Jason Rose, Scottish Greens Westminster candidate, accused those backing the energy park of handling the idea badly.

He said: “Scottish Enterprise and local and national government have handled the energy park idea badly and their retreat is welcome.

“It is crucial that we empower local people to put forward ideas for the site. In my view, we should be looking to strike a balance between social and environmental amenity and local employment and education opportunities.

“I look forward to hearing from East Lothian Council and the Scottish Government how it intends to repair its relationship with the communities affected.” The CRA has drawn up a Community Charter which it wants to be considered for future plans for the former power station and surrounding lands.

It has also started the first phase of registering an interesting in the community buying the land should it come on the market.

On the CRA’s Facebook page, members were thrilled.
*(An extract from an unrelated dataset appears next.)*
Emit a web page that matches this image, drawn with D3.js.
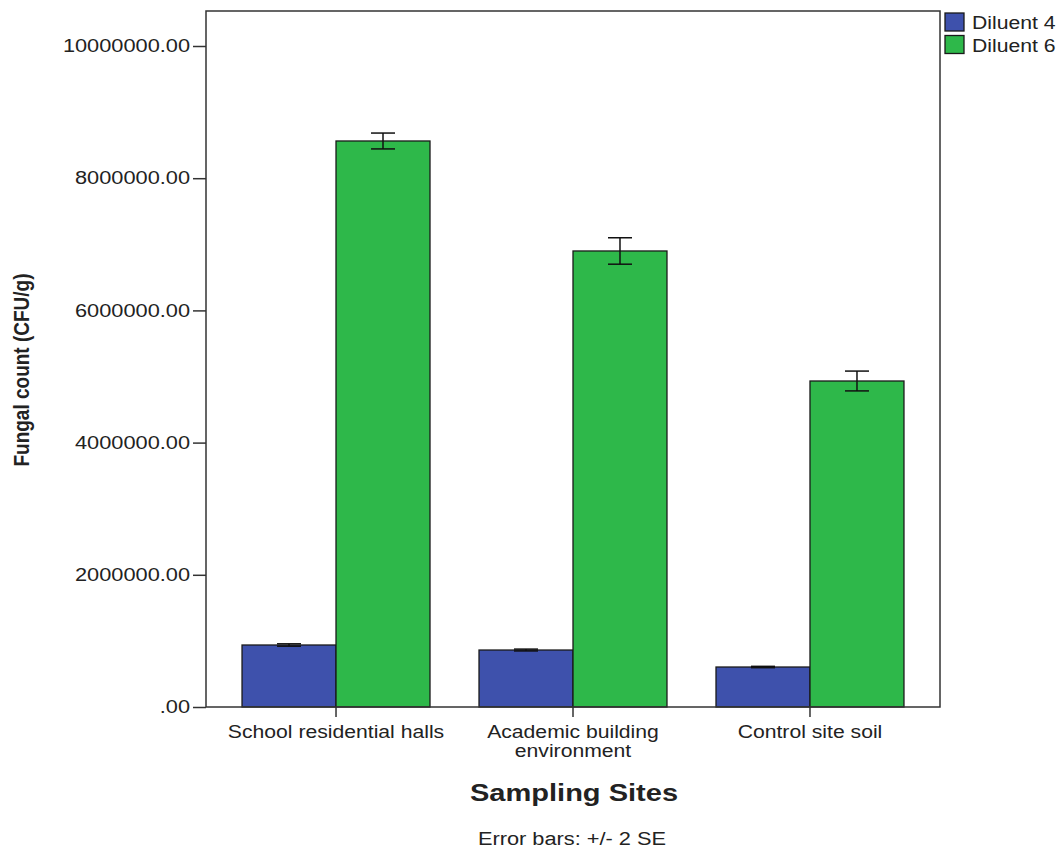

Carol McWatt said “Great news, well done CRA” and Jayne Graham posted “That’s the best news. Thank you so much for all your hard work”.

David Leven, head of energy infrastructure at Scottish Enterprise, said: “Since we started exploring the potential development at Cockenzie, detail around the scale, timing and location of offshore wind projects has changed and become clearer.

“As a result, we believe that the time isn’t right to develop a marine energy park at Cockenzie, and that industry requirements could be met through other sites in Scotland.

“In addition, major inward investment projects require the strong support and backing of the local community in order to be successful.

“We are very aware that there were some concerns from areas of the local community about the scale of the project.” Scottish Enterprise has arranged a series of meetings with community councils and CRA representatives as well as East Lothian Council over the coming days to discuss the decision.